Begin

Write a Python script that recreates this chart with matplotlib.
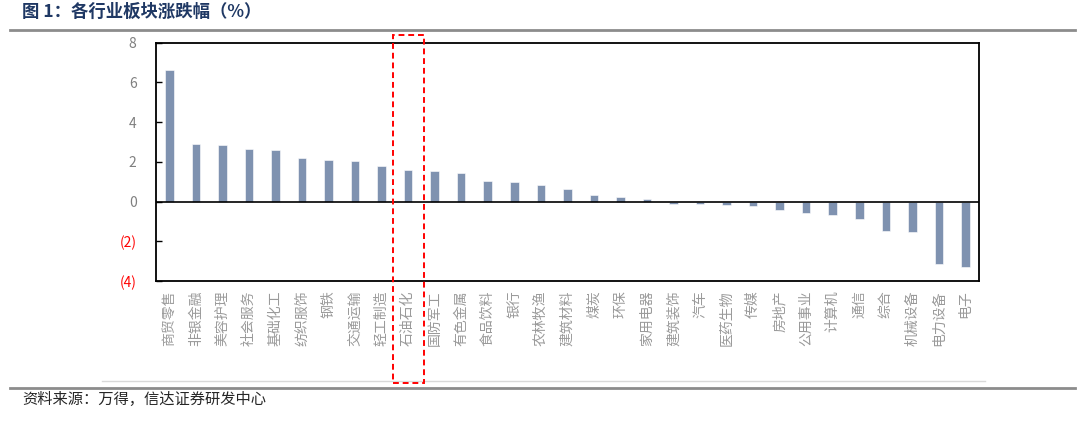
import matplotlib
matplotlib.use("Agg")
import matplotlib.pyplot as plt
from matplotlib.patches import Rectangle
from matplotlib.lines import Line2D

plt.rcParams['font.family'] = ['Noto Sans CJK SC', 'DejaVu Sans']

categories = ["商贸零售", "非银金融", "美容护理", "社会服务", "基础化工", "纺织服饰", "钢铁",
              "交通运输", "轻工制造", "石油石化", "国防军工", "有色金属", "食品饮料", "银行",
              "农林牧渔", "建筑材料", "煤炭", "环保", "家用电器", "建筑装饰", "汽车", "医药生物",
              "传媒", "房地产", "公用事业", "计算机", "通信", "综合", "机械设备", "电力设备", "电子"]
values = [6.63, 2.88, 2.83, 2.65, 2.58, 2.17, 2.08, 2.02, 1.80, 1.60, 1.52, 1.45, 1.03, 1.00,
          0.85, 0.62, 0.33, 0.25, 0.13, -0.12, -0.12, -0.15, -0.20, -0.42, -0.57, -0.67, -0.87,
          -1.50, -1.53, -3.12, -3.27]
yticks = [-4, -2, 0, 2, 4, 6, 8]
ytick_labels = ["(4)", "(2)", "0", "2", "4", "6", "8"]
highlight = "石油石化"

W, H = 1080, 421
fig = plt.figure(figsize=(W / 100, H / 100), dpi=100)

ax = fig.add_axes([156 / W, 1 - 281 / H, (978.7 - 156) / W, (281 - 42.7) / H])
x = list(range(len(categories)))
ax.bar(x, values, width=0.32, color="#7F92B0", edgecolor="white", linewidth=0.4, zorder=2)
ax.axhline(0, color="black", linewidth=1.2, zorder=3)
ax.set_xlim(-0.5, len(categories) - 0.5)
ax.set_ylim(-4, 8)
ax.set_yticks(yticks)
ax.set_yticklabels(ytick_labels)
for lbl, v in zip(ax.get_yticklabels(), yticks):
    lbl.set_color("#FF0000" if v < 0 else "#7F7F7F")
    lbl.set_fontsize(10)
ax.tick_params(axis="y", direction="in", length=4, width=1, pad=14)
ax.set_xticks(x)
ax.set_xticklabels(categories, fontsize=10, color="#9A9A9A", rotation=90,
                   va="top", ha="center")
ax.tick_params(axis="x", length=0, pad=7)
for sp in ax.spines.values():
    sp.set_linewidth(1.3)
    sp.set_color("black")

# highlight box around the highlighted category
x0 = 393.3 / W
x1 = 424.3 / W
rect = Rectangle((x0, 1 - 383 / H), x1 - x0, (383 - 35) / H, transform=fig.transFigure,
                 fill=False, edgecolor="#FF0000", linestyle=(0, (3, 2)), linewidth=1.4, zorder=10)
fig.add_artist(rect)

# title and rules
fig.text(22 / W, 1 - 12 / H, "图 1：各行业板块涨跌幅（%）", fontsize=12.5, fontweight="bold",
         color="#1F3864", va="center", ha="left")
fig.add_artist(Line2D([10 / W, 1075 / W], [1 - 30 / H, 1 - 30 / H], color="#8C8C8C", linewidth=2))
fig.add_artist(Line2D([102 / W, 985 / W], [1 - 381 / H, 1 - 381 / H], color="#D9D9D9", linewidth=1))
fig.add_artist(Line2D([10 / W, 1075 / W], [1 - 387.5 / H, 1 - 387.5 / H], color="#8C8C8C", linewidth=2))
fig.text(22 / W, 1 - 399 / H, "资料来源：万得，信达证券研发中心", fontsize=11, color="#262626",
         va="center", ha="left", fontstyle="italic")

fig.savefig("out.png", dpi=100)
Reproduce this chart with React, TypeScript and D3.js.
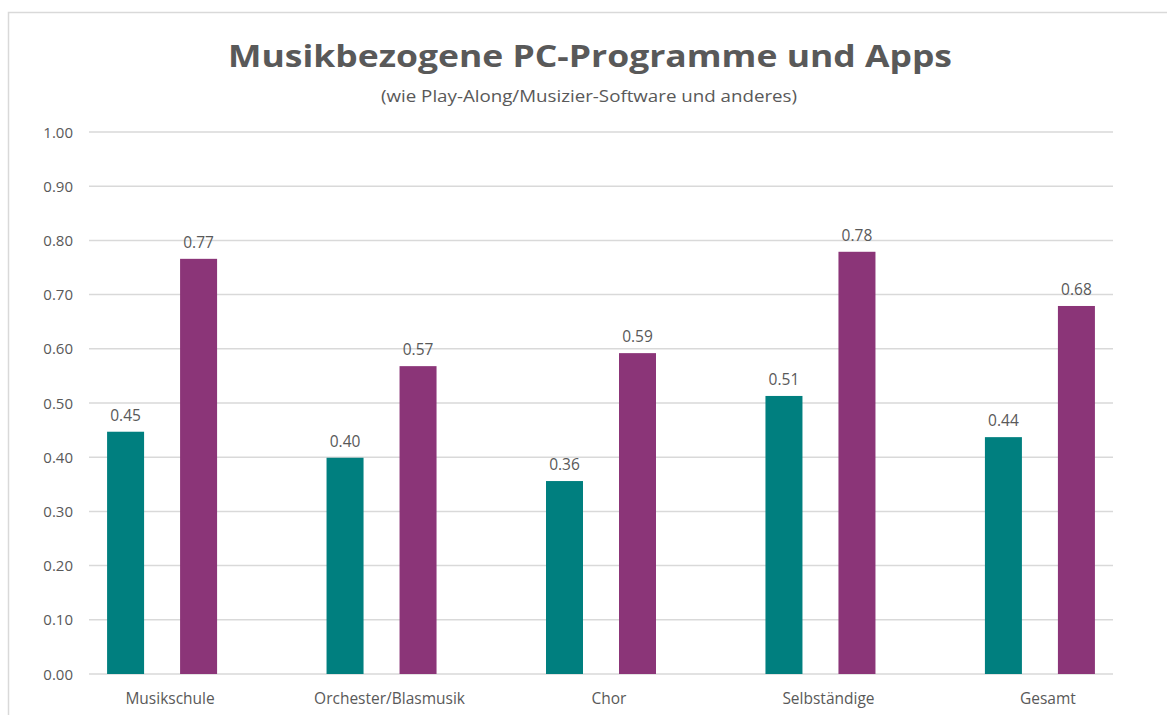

End

**To do**
Write every entry out again exactly, dropping the pictures.

**Answer for the task**
Write a Python script that recreates this chart with matplotlib.
import matplotlib
matplotlib.use("Agg")
import matplotlib.pyplot as plt
from matplotlib.patches import Rectangle
from matplotlib.lines import Line2D

plt.rcParams['font.family'] = ['Noto Sans CJK SC', 'DejaVu Sans']

categories = ["商贸零售", "非银金融", "美容护理", "社会服务", "基础化工", "纺织服饰", "钢铁",
              "交通运输", "轻工制造", "石油石化", "国防军工", "有色金属", "食品饮料", "银行",
              "农林牧渔", "建筑材料", "煤炭", "环保", "家用电器", "建筑装饰", "汽车", "医药生物",
              "传媒", "房地产", "公用事业", "计算机", "通信", "综合", "机械设备", "电力设备", "电子"]
values = [6.63, 2.88, 2.83, 2.65, 2.58, 2.17, 2.08, 2.02, 1.80, 1.60, 1.52, 1.45, 1.03, 1.00,
          0.85, 0.62, 0.33, 0.25, 0.13, -0.12, -0.12, -0.15, -0.20, -0.42, -0.57, -0.67, -0.87,
          -1.50, -1.53, -3.12, -3.27]
yticks = [-4, -2, 0, 2, 4, 6, 8]
ytick_labels = ["(4)", "(2)", "0", "2", "4", "6", "8"]
highlight = "石油石化"

W, H = 1080, 421
fig = plt.figure(figsize=(W / 100, H / 100), dpi=100)

ax = fig.add_axes([156 / W, 1 - 281 / H, (978.7 - 156) / W, (281 - 42.7) / H])
x = list(range(len(categories)))
ax.bar(x, values, width=0.32, color="#7F92B0", edgecolor="white", linewidth=0.4, zorder=2)
ax.axhline(0, color="black", linewidth=1.2, zorder=3)
ax.set_xlim(-0.5, len(categories) - 0.5)
ax.set_ylim(-4, 8)
ax.set_yticks(yticks)
ax.set_yticklabels(ytick_labels)
for lbl, v in zip(ax.get_yticklabels(), yticks):
    lbl.set_color("#FF0000" if v < 0 else "#7F7F7F")
    lbl.set_fontsize(10)
ax.tick_params(axis="y", direction="in", length=4, width=1, pad=14)
ax.set_xticks(x)
ax.set_xticklabels(categories, fontsize=10, color="#9A9A9A", rotation=90,
                   va="top", ha="center")
ax.tick_params(axis="x", length=0, pad=7)
for sp in ax.spines.values():
    sp.set_linewidth(1.3)
    sp.set_color("black")

# highlight box around the highlighted category
x0 = 393.3 / W
x1 = 424.3 / W
rect = Rectangle((x0, 1 - 383 / H), x1 - x0, (383 - 35) / H, transform=fig.transFigure,
                 fill=False, edgecolor="#FF0000", linestyle=(0, (3, 2)), linewidth=1.4, zorder=10)
fig.add_artist(rect)

# title and rules
fig.text(22 / W, 1 - 12 / H, "图 1：各行业板块涨跌幅（%）", fontsize=12.5, fontweight="bold",
         color="#1F3864", va="center", ha="left")
fig.add_artist(Line2D([10 / W, 1075 / W], [1 - 30 / H, 1 - 30 / H], color="#8C8C8C", linewidth=2))
fig.add_artist(Line2D([102 / W, 985 / W], [1 - 381 / H, 1 - 381 / H], color="#D9D9D9", linewidth=1))
fig.add_artist(Line2D([10 / W, 1075 / W], [1 - 387.5 / H, 1 - 387.5 / H], color="#8C8C8C", linewidth=2))
fig.text(22 / W, 1 - 399 / H, "资料来源：万得，信达证券研发中心", fontsize=11, color="#262626",
         va="center", ha="left", fontstyle="italic")

fig.savefig("out.png", dpi=100)
Reproduce this chart with React, TypeScript and D3.js.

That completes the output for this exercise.